When you’re in the big blind, watch the betting round as it comes to you. If you try to fold when it’s your turn, the dealer may push your cards back at you and say, “You can check for free,” but all the people at the table will know you’re now holding a hand that you have no interest in. Players can, and will, try to force you to fold based on this information.

In the blinds, you may be interested in playing hands because you already have a portion of a bet on the felt — and in some cases, that intuition is right. Never forget, however, that after the pre-flop betting round, the blinds are the first hands that will see action — and for this reason they’re continually at more risk of being attacked than other hands at the table.

Unless you’re playing No-Limit, where you have the ability of putting down a mercilessly large raise, raising from the blinds will almost never get other players in the game to fold. So although you’ll essentially gain a round of betting by raising, you’ve also switched on a bright neon sign that blinks “Hey look! I’ve got a hand!” Although that may gain you one bet in the short run, it will lose you more in the long run. (Only the masochistic and the terminally dull will repeatedly call a player they know has a great hand throughout all the betting rounds.) With a big hand, you’re better off not raising and slow-playing instead.

Middle position

The fifth, sixth, and seventh seats are known as middle position, and here things start to get interesting. You’ve already had a chance to see about half the table act and in some cases if you place a bet, you’ll be the first person to do so because everyone else has folded.

Because you’re sitting farther back in the order, you can run a little wilder. Play cards that are a bit worse — then when you actually do manage to hit a hand, the people in front of you may try to bet and you can return with some neighborly favor like a raise.

This isn’t like being in Candyland, though. You still have about half the table to act behind you, as well as those pesky blinds.

As you play from the middle, be sure to keep an eye on the actions of the people behind you, especially the people who are raising. Those people are indicating hands of strength and you don’t want to go out blindly betting in following rounds only to get raised, yet again, by the guy who has already nailed you once pre-flop.

Late position

The eighth, ninth, and (if there is one) tenth seats (lots of online tables have only nine seats) are late position. These are the rumble seats on the Poker jalopy and are way fun. Because you’ve already seen all the action in front of you, you can make decisions like making calls purely on pot odds, raising with not-so-great hands when no one else has played, or folding marginal hands when it’s clear there’s going to be bloodshed in front of you.

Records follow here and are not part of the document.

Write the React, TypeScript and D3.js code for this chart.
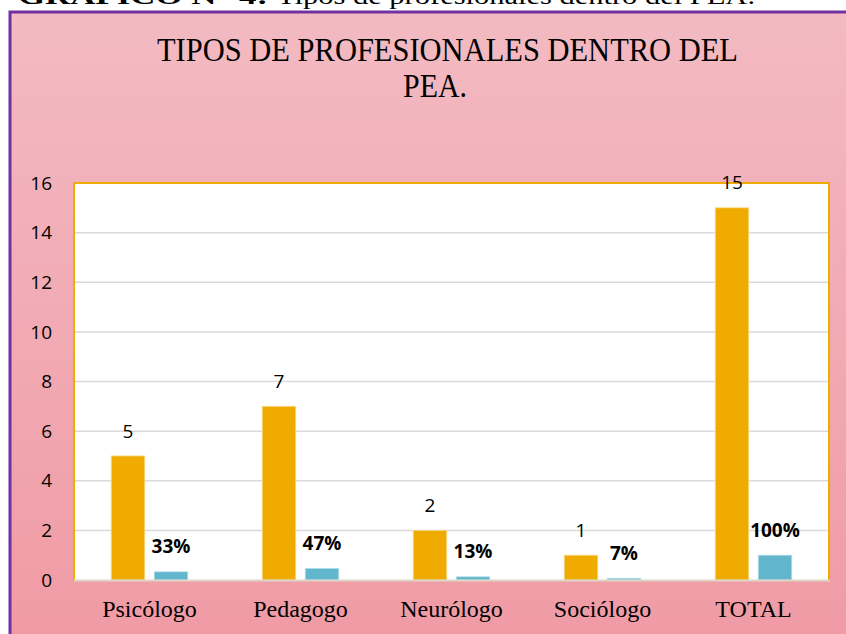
import React, { useEffect, useRef } from 'react';
import * as d3 from 'd3';

const categories = ['Psicólogo', 'Pedagogo', 'Neurólogo', 'Sociólogo', 'TOTAL'];
const counts = [5, 7, 2, 1, 15];
const shares = [0.33, 0.47, 0.13, 0.07, 1];
const shareLabels = ['33%', '47%', '13%', '7%', '100%'];
const yTicks = [0, 2, 4, 6, 8, 10, 12, 14, 16];

const App = () => {
  const svgRef = useRef<SVGSVGElement | null>(null);

  useEffect(() => {
    const W = 846;
    const H = 634;
    const plot = { left: 74, right: 829, top: 183, bottom: 580 };

    const svg = d3.select(svgRef.current).attr('width', W).attr('height', H).html('');

    // background gradient
    const defs = svg.append('defs');
    const grad = defs
      .append('linearGradient')
      .attr('id', 'bg')
      .attr('x1', 0)
      .attr('y1', 0)
      .attr('x2', 0)
      .attr('y2', 1);
    grad.append('stop').attr('offset', '0%').attr('stop-color', '#f3bac2');
    grad.append('stop').attr('offset', '100%').attr('stop-color', '#f09ba5');

    svg.append('rect').attr('width', W).attr('height', H).attr('fill', '#fff');

    // caption (cut off at top, as in the page it came from)
    svg
      .append('text')
      .attr('x', 18)
      .attr('y', 4)
      .attr('font-family', 'Liberation Serif, serif')
      .attr('font-size', 24)
      .attr('font-weight', 'bold')
      .attr('textLength', 250)
      .attr('lengthAdjust', 'spacingAndGlyphs')
      .text('GRÁFICO N° 4:');
    svg
      .append('text')
      .attr('x', 277)
      .attr('y', 4)
      .attr('font-family', 'Liberation Serif, serif')
      .attr('font-size', 24)
      .attr('textLength', 478)
      .attr('lengthAdjust', 'spacingAndGlyphs')
      .text('Tipos de profesionales dentro del PEA.');

    svg
      .append('rect')
      .attr('x', 10)
      .attr('y', 12)
      .attr('width', W - 10)
      .attr('height', H - 12)
      .attr('fill', 'url(#bg)');
    svg
      .append('path')
      .attr('d', `M10,${H} L10,12 L${W},12`)
      .attr('fill', 'none')
      .attr('stroke', '#7030a0')
      .attr('stroke-width', 3);

    // title, squeezed horizontally like the original
    svg
      .append('text')
      .attr('x', 157)
      .attr('y', 61)
      .attr('font-family', 'Liberation Serif, serif')
      .attr('font-size', 33)
      .attr('textLength', 581)
      .attr('lengthAdjust', 'spacingAndGlyphs')
      .text('TIPOS DE PROFESIONALES DENTRO DEL');
    svg
      .append('text')
      .attr('x', 403)
      .attr('y', 97)
      .attr('font-family', 'Liberation Serif, serif')
      .attr('font-size', 33)
      .attr('textLength', 64)
      .attr('lengthAdjust', 'spacingAndGlyphs')
      .text('PEA.');

    // scales
    const x = d3.scaleBand().domain(categories).range([plot.left, plot.right]);
    const y = d3.scaleLinear().domain([0, 16]).range([plot.bottom, plot.top]);
    const barW = 33.5;
    const offset = 21.5;

    svg
      .append('rect')
      .attr('x', plot.left)
      .attr('y', plot.top)
      .attr('width', plot.right - plot.left)
      .attr('height', plot.bottom - plot.top)
      .attr('fill', '#fff');

    // gridlines
    svg
      .append('g')
      .selectAll('line')
      .data(yTicks.filter(t => t > 0 && t < 16))
      .join('line')
      .attr('x1', plot.left)
      .attr('x2', plot.right)
      .attr('y1', d => y(d))
      .attr('y2', d => y(d))
      .attr('stroke', '#d9d9d9')
      .attr('stroke-width', 1.5);

    // y tick labels
    svg
      .append('g')
      .selectAll('text')
      .data(yTicks)
      .join('text')
      .attr('x', 52)
      .attr('y', d => y(d))
      .attr('dy', '0.35em')
      .attr('text-anchor', 'end')
      .attr('font-family', 'Open Sans, sans-serif')
      .attr('font-size', 19)
      .attr('fill', '#000')
      .text(d => d);

    // bars
    svg
      .append('g')
      .selectAll('rect')
      .data(categories)
      .join('rect')
      .attr('x', d => x(d)! + x.bandwidth() / 2 - offset - barW / 2)
      .attr('y', (d, i) => y(counts[i]))
      .attr('width', barW)
      .attr('height', (d, i) => plot.bottom - y(counts[i]))
      .attr('fill', '#f0ab00')
      .attr('stroke', '#f8d98a')
      .attr('stroke-width', 0.8);

    svg
      .append('g')
      .selectAll('rect')
      .data(categories)
      .join('rect')
      .attr('x', d => x(d)! + x.bandwidth() / 2 + offset - barW / 2)
      .attr('y', (d, i) => y(shares[i]))
      .attr('width', barW)
      .attr('height', (d, i) => plot.bottom - y(shares[i]))
      .attr('fill', '#61b5cd')
      .attr('stroke', '#b5dfea')
      .attr('stroke-width', 0.8);

    // plot border
    svg
      .append('path')
      .attr('d', `M${plot.left},${plot.bottom} L${plot.left},${plot.top} L${plot.right},${plot.top} L${plot.right},${plot.bottom}`)
      .attr('fill', 'none')
      .attr('stroke', '#f0ab00')
      .attr('stroke-width', 2);
    svg
      .append('line')
      .attr('x1', plot.left)
      .attr('x2', plot.right + 1)
      .attr('y1', plot.bottom + 0.5)
      .attr('y2', plot.bottom + 0.5)
      .attr('stroke', '#ddd6c8')
      .attr('stroke-width', 2);

    // value labels
    svg
      .append('g')
      .selectAll('text')
      .data(categories)
      .join('text')
      .attr('x', d => x(d)! + x.bandwidth() / 2 - offset)
      .attr('y', (d, i) => y(counts[i]) - 25)
      .attr('dy', '0.35em')
      .attr('text-anchor', 'middle')
      .attr('font-family', 'Open Sans, sans-serif')
      .attr('font-size', 19)
      .attr('fill', '#000')
      .text((d, i) => counts[i]);

    svg
      .append('g')
      .selectAll('text')
      .data(categories)
      .join('text')
      .attr('x', d => x(d)! + x.bandwidth() / 2 + offset)
      .attr('y', (d, i) => y(shares[i]) - 25)
      .attr('dy', '0.35em')
      .attr('text-anchor', 'middle')
      .attr('font-family', 'Open Sans, sans-serif')
      .attr('font-weight', 'bold')
      .attr('font-size', 19)
      .attr('fill', '#000')
      .text((d, i) => shareLabels[i]);

    // category labels
    svg
      .append('g')
      .selectAll('text')
      .data(categories)
      .join('text')
      .attr('x', d => x(d)! + x.bandwidth() / 2)
      .attr('y', 617)
      .attr('text-anchor', 'middle')
      .attr('font-family', 'Liberation Serif, serif')
      .attr('font-size', 24)
      .attr('fill', '#000')
      .text(d => d);
  }, []);

  return <svg ref={svgRef} style={{ position: 'absolute', left: 0, top: 0 }}></svg>;
};

export default App;
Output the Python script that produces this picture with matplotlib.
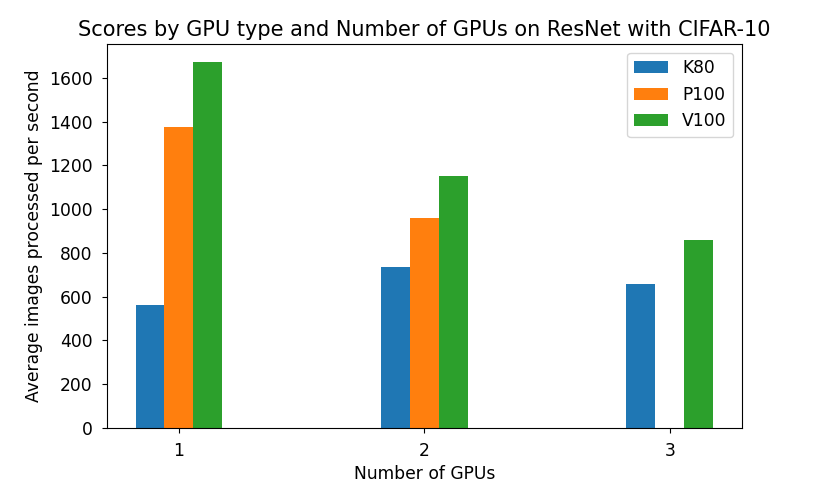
import matplotlib
matplotlib.use("Agg")
import matplotlib.pyplot as plt
import numpy as np

num_gpus = [1, 2, 3]
k80 = [561, 736, 657]
p100 = [1375, 960, 0]
v100 = [1672, 1152, 857]

plt.rcParams["font.size"] = 12.3

fig = plt.figure(figsize=(8.13, 4.97), dpi=100)
ax = fig.add_subplot(111)
fig.subplots_adjust(left=0.1312, right=0.9127, top=0.9115, bottom=0.1394)

index = np.array(num_gpus)
bar_width = 0.118

ax.bar(index - bar_width, k80, bar_width, label="K80")
ax.bar(index, p100, bar_width, label="P100")
ax.bar(index + bar_width, v100, bar_width, label="V100")

ax.set_xticks(index)
ax.set_xticklabels([str(n) for n in num_gpus])
ax.tick_params(axis="both", pad=6.5)
ax.set_xlabel("Number of GPUs")
ax.set_ylabel("Average images processed per second")
ax.set_title("Scores by GPU type and Number of GPUs on ResNet with CIFAR-10", fontsize=15)
ax.legend(loc="upper right")

fig.savefig("out.png", dpi=100)
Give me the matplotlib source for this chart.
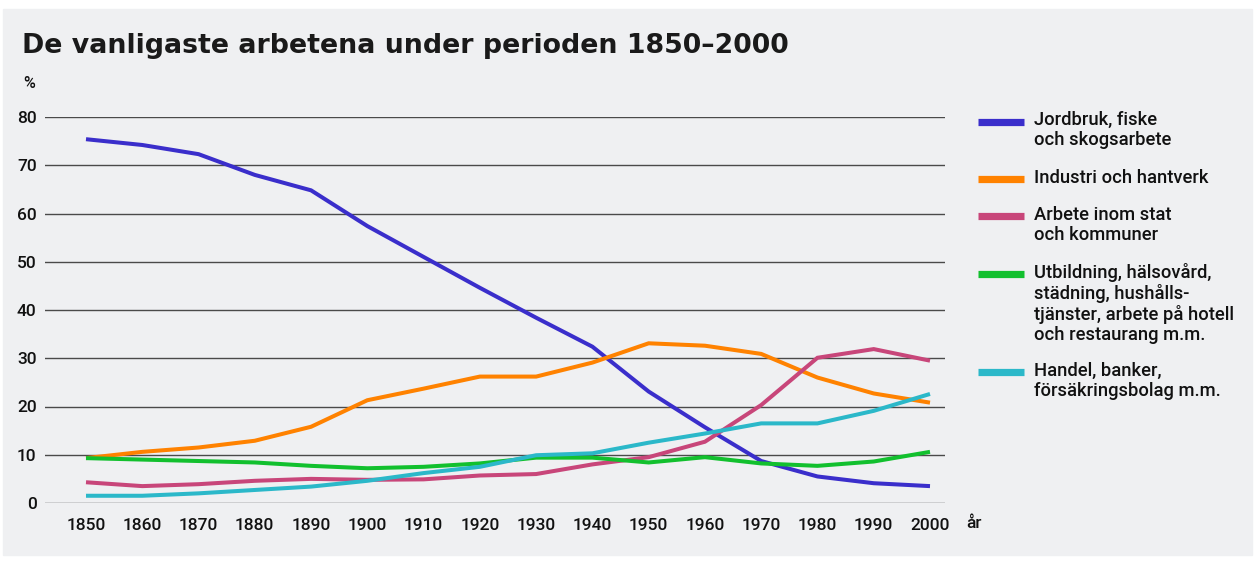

Even if those bratty little people sitting in the blinds decide to raise you pre- flop (because they act after you), you’ll be all over them like ugly on an ape after the flop because you get to act last repeatedly.

In a Poker game, money tends to flow around the table in a clockwise fashion. The reason for this is due almost exclusively to the concept of position, and especially late position. The last people to act bring in the most because people either fold to the late-position bets or call the late-position raises and lose.

The only real difficulty of playing in late position is that everyone knows that it rocks. Just like Lovers’ Lane, it has a reputation for being the spot where somewhat seedy things, such as stealing the blinds (raising from late position with garbage merely to try to gobble up blinds when no one else has bet) happens.

“TAKE SEAT 4 ON TABLE 33”

If you’re waiting for a seat in a professional cardroom (or if you’ve drawn a seat to play in a tournament) you’ll be given a seat and table number.

Most tables are identified by number, either right next to the chip tray on the felt, or from signs hanging above them on the ceiling.

The seats are numbered clockwise from the dealer starting with 1 and going up to however many, and the seats hold that number irrespective of the position of the dealer marker. If you ever have a question about the table you should be going to, ask your floorperson; if you ever have a question about sitting in the right seat, ask your dealer.